Start of DATA SECTION

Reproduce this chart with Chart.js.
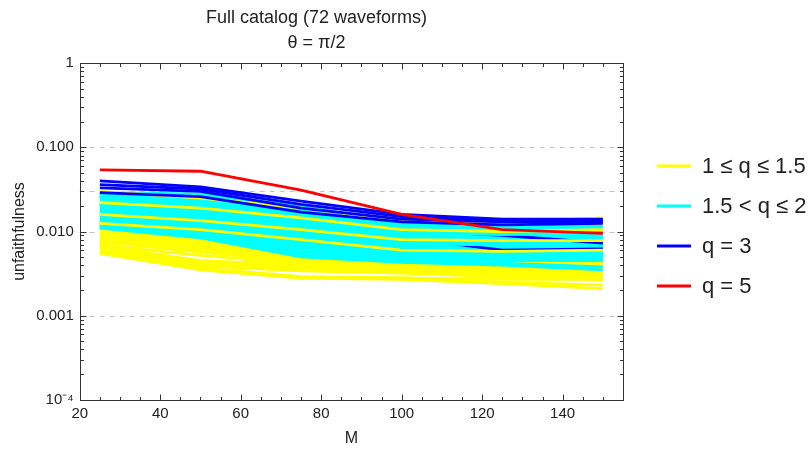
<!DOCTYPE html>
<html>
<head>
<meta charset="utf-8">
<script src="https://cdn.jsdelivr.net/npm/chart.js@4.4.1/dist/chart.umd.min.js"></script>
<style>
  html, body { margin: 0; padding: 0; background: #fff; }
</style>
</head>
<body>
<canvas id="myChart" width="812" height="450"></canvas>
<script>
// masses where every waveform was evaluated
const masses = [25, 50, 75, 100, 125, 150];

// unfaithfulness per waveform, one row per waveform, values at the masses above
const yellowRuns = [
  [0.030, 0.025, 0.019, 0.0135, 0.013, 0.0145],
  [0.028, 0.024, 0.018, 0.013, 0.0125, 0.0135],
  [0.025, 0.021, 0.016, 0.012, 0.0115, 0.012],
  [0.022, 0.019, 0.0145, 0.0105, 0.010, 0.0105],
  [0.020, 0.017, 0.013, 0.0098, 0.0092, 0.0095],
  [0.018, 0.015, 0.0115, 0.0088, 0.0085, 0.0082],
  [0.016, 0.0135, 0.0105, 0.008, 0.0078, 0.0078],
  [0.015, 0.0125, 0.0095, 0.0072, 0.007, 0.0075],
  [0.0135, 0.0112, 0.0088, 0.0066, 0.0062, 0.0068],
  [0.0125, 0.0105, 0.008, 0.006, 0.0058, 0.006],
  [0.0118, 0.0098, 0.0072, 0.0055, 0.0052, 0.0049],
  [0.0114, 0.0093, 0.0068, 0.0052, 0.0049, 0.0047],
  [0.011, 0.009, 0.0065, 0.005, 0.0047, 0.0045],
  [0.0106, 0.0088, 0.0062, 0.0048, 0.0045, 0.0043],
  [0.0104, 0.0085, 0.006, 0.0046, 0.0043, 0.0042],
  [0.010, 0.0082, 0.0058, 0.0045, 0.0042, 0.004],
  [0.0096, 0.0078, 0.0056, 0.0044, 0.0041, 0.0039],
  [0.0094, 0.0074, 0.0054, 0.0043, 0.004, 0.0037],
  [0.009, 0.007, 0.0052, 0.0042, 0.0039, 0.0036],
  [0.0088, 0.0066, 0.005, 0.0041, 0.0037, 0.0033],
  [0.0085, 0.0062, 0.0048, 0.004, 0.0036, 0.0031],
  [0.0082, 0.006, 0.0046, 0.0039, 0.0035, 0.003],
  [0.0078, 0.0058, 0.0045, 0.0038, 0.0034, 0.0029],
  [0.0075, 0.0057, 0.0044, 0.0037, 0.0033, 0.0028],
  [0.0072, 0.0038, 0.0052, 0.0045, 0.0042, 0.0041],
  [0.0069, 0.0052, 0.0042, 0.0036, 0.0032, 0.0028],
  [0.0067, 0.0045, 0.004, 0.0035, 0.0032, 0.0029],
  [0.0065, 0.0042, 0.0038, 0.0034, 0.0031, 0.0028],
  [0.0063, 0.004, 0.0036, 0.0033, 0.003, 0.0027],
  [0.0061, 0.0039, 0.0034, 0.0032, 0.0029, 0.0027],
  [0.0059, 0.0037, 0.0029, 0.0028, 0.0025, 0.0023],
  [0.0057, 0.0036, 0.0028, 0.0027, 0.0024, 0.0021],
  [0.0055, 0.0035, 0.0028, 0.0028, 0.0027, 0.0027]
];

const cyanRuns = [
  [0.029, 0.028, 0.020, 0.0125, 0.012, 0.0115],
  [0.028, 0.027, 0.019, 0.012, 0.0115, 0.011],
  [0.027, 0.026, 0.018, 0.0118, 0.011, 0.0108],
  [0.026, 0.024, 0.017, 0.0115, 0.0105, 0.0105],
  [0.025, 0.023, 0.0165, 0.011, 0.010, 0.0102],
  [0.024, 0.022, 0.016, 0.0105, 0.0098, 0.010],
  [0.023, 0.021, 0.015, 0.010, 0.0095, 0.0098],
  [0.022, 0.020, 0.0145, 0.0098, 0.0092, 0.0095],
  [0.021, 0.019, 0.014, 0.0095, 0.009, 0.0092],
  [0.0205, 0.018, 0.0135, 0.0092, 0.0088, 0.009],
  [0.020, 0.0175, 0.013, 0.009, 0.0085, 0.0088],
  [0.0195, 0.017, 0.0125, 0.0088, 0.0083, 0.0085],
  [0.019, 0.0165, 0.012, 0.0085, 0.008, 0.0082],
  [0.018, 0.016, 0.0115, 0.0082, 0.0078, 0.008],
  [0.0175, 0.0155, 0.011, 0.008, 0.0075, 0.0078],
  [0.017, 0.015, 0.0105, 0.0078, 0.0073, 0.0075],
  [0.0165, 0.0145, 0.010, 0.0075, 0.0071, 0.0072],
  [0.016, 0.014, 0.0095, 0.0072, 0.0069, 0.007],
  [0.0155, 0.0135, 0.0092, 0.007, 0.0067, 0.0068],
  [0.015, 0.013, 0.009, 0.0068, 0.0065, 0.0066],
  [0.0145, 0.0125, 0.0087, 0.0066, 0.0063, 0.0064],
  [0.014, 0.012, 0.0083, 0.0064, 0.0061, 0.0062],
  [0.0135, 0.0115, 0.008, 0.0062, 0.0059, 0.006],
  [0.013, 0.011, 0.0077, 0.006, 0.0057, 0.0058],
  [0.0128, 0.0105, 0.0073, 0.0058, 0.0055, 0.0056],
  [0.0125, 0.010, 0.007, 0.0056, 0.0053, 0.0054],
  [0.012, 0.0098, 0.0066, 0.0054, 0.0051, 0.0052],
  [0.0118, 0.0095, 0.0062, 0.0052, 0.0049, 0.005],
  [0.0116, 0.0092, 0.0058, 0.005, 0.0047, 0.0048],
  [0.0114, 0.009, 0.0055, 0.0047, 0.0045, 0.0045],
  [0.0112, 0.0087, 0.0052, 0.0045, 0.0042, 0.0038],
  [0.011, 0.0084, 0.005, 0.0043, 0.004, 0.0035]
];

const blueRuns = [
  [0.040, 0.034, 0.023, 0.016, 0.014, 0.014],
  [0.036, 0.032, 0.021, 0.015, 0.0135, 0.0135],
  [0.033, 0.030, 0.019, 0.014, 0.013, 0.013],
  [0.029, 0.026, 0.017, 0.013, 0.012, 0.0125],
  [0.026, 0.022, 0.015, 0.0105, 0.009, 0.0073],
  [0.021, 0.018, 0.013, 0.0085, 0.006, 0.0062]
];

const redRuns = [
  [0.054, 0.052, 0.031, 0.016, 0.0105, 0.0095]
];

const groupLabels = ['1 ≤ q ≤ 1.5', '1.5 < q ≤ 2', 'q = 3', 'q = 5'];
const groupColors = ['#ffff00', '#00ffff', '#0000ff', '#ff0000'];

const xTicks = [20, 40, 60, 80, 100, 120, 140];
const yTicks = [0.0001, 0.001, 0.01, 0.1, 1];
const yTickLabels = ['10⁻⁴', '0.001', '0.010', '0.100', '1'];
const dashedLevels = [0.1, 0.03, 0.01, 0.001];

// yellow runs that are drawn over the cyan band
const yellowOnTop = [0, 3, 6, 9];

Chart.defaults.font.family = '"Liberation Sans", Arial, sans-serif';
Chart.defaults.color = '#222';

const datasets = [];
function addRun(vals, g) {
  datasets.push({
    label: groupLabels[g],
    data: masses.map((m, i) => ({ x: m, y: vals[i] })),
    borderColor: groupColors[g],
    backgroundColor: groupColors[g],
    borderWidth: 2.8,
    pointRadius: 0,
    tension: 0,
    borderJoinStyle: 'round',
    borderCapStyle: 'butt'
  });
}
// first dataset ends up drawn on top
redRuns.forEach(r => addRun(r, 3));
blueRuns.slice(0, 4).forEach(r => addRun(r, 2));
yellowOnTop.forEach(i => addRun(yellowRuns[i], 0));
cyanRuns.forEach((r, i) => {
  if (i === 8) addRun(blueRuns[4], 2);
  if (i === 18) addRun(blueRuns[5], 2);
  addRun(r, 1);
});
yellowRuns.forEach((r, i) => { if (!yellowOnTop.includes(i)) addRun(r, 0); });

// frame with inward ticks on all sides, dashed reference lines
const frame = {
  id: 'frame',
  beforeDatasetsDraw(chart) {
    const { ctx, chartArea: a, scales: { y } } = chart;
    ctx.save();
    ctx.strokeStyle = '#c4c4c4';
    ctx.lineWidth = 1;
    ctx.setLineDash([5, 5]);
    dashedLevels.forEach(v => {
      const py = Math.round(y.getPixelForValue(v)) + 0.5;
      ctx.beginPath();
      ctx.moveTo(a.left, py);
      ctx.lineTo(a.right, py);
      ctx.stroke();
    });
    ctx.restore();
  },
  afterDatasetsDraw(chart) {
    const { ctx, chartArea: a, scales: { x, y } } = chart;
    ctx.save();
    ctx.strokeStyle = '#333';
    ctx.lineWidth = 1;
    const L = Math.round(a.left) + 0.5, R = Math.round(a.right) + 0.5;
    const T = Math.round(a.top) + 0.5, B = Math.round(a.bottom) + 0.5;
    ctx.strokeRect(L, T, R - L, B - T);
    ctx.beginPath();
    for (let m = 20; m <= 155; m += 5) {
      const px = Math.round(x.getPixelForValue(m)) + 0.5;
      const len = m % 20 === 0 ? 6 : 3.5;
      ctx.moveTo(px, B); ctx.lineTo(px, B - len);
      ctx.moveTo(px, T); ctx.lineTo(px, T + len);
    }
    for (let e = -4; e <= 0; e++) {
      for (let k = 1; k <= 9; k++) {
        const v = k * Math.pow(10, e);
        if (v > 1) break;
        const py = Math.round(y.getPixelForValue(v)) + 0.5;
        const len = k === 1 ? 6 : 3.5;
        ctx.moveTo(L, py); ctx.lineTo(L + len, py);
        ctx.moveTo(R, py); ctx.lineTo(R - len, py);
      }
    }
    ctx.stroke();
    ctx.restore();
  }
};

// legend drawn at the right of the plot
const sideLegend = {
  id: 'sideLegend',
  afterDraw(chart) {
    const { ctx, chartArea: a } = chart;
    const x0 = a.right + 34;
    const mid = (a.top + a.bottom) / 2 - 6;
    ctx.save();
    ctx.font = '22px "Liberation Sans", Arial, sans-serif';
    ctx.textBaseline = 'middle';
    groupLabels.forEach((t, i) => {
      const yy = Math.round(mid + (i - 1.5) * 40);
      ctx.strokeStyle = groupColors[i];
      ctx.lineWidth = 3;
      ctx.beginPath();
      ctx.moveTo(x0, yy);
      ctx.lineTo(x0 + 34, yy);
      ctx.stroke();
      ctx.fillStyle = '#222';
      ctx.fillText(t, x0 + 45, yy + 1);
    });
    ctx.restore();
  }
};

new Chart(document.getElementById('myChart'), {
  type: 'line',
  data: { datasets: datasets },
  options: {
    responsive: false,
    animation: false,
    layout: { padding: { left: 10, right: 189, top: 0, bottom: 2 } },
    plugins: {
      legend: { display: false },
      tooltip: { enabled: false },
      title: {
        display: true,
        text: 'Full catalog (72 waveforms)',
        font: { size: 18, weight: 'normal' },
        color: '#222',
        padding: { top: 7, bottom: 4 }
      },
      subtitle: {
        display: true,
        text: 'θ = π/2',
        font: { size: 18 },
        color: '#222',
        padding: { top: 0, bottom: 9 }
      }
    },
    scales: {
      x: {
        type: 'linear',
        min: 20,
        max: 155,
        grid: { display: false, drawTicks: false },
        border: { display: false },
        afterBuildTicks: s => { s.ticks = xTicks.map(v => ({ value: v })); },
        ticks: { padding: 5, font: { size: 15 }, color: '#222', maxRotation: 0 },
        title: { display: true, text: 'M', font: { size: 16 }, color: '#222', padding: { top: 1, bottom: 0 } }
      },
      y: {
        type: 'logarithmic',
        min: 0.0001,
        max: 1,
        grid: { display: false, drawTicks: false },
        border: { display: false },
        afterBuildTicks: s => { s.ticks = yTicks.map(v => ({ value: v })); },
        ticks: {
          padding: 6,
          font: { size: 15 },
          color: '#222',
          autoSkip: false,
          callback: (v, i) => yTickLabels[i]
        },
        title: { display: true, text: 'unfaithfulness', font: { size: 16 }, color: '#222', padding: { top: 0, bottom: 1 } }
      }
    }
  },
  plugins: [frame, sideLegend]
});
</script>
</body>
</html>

End of DATA SECTION

Restate only the lines running from the start of the material above through the line containing "const masses = [25, 50, 75, 100, 125, 150];", ends included. No pictures.

Reproduce this chart with Chart.js.
<!DOCTYPE html>
<html>
<head>
<meta charset="utf-8">
<script src="https://cdn.jsdelivr.net/npm/chart.js@4.4.1/dist/chart.umd.min.js"></script>
<style>
  html, body { margin: 0; padding: 0; background: #fff; }
</style>
</head>
<body>
<canvas id="myChart" width="812" height="450"></canvas>
<script>
// masses where every waveform was evaluated
const masses = [25, 50, 75, 100, 125, 150];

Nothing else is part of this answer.